I don’t know how I’ve made it into my mid-50s without having seen this story before, but I love it. In the course of Mark Liberman’s Language Log post on “typographical bleeping,” he quotes the American Heritage Dictionary as follows:
The obscenity fuck is a very old word and has been considered shocking from the first, though it is seen in print much more often now than in the past. Its first known occurrence, in code because of its unacceptability, is in a poem composed in a mixture of Latin and English sometime before 1500. The poem, which satirizes the Carmelite friars of Cambridge, England, takes its title, “Flen flyys,” from the first words of its opening line, “Flen, flyys, and freris,” that is, “fleas, flies, and friars.” The line that contains fuck reads “Non sunt in coeli, quia gxddbov xxkxzt pg ifmk.” The Latin words “Non sunt in coeli, quia,” mean “they [the friars] are not in heaven, since.” The code “gxddbov xxkxzt pg ifmk” is easily broken by simply substituting the preceding letter in the alphabet, keeping in mind differences in the alphabet and in spelling between then and now: i was then used for both i and j; v was used for both u and v; and vv was used for w. This yields “fvccant [a fake Latin form] vvivys of heli.” The whole thus reads in translation: “They are not in heaven because they fuck wives of Ely [a town near Cambridge].”
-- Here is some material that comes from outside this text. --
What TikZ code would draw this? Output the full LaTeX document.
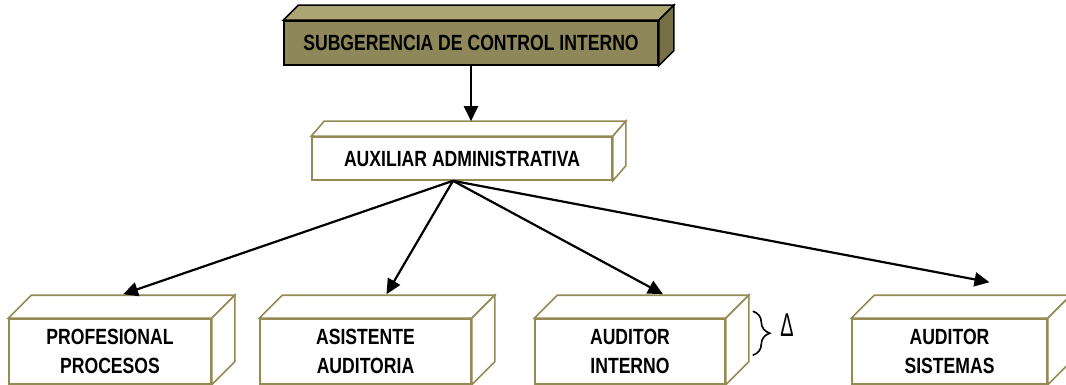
\documentclass[tikz,border=0pt]{standalone}
\usepackage{fontspec}
\newfontfamily\narrowfont[FakeStretch=0.8]{Liberation Sans}
\usetikzlibrary{positioning,arrows.meta,decorations.pathreplacing}
\definecolor{borde}{HTML}{948A54}
\definecolor{oliva}{HTML}{8E875A}
\definecolor{olivaclaro}{HTML}{ABA473}
\definecolor{olivaoscuro}{HTML}{776F45}
\tikzset{
	caja/.style={draw=borde,
			fill=white,
			line width=1.6pt,
			inner sep=0pt,
			align=center,
			font=\narrowfont\bfseries\fontsize{22}{29}\selectfont
		},
	flecha/.style={-{Triangle[length=15pt,width=14pt]},
			line width=2.2pt
		}
}
% top and side faces of a box: name, dx, dy, top fill, side fill
\newcommand{\caras}[5]{%
	\filldraw[fill=#4] (#1.north west) -- ++(#2,#3)
	-- ([shift={(#2,#3)}]#1.north east) -- (#1.north east) -- cycle;
	\filldraw[fill=#5] (#1.north east) -- ++(#2,#3)
	-- ([shift={(#2,#3)}]#1.south east) -- (#1.south east) -- cycle;
}

\begin{document}
\begin{tikzpicture}[x=1pt,y=-1pt]
		\useasboundingbox (0,0) rectangle (1066,385);

		% Subgerencia
		\node[caja,
			draw=black,
			fill=oliva,
			minimum width=374pt,
			minimum height=44pt
		] (sub) at (471,43) {SUBGERENCIA DE CONTROL INTERNO};
		\begin{scope}[line width=1.6pt]
			\caras{sub}{15}{-15}{olivaclaro}{olivaoscuro}
		\end{scope}

		% Auxiliar
		\node[caja,
			minimum width=300pt,
			minimum height=43pt
		] (aux) at (462,158.5) {AUXILIAR ADMINISTRATIVA};
		\begin{scope}[draw=borde,line width=1.6pt]
			\caras{aux}{13}{-15}{white}{white}
		\end{scope}

		% Cargos
		\node[caja,
			minimum width=202pt,
			minimum height=65pt
		] (prof) at (110,351.5) {PROFESIONAL\\PROCESOS};

		\node[caja,
			minimum width=211pt,
			minimum height=65pt
		] (asis) at (365.5,351.5) {ASISTENTE\\AUDITORIA};

		\node[caja,
			minimum width=190pt,
			minimum height=65pt
		] (audi) at (630,351.5) {AUDITOR\\INTERNO};

		\node[caja,
			minimum width=195pt,
			minimum height=65pt
		] (auds) at (949.5,351.5) {AUDITOR\\SISTEMAS};

		\begin{scope}[draw=borde,line width=1.6pt]
			\foreach \n in {prof,asis,audi,auds}{
				\caras{\n}{23}{-23}{white}{white}
			}
		\end{scope}

		% Arrows
		\draw[flecha] (sub.south) -- ([yshift=15pt]sub.south |- aux.north);

		\coordinate (origen) at ([xshift=-9pt]aux.south);
		\draw[flecha] (origen) -- ([shift={(13,-24)}]prof.north);
		\draw[flecha] (origen) -- ([shift={(21,-24)}]asis.north);
		\draw[flecha] (origen) -- ([shift={(33,-24)}]audi.north);
		\draw[flecha] (origen) -- ([shift={(40,-36)}]auds.north);

		% Brace
		\coordinate (llave1) at ([shift={(27,-7)}]audi.north east);
		\coordinate (llave2) at ([shift={(27,37)}]audi.north east);
		\draw[decorate,
			decoration={brace,amplitude=17pt},
			line width=1.6pt
		] (llave1) -- (llave2);
		\node (delta) at (787,325)
		{\narrowfont\fontsize{33}{33}\selectfont\scalebox{0.75}[1]{Δ}};
	\end{tikzpicture}
\end{document}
If only I’d known that in seventh grade! (The OED apparently doesn’t consider this an actual attestation, because their first citation is “a1503 DUNBAR Poems lxxv. 13 Be his feiris he wald haue fukkit”; I don’t know whether that’s because of the code or because it’s fake Latin rather than straight English. And a correspondent cites the lines in Notes and Queries for Oct. 13, 1855 without the encoded words, saying “My omissions are put in cypher by Mr. Wright, and are not producible [sic].” He has misunderstood Wright’s own fastidious words in his Reliquiæ Antiquæ: Scraps from Ancient Manuscripts: “The expressions concealed by the cypher, as in the MS., are rather gross, and do not speak much for the morals of the Carmelites of Cambridge.” At any rate, at the last link you can see the entire poem, such as it is, with the further encoded line “Fratres cum knyvys goth about and txxkxzv nfookt xxzxkt.”)
Oh, and for the Latinists among you, Marie Borroff, in a footnote to her Traditions and Renewals: Chaucer, the Gawain-Poet, & Beyond (p. 209), says “The incorrect form cœli may have been substituted for cœlis for the sake of the rhyme with heli.” I’ll point out also that the h of heli is a purely orthographical flourish, not to be pronounced; the town of Ely derives its name from eels, not heels.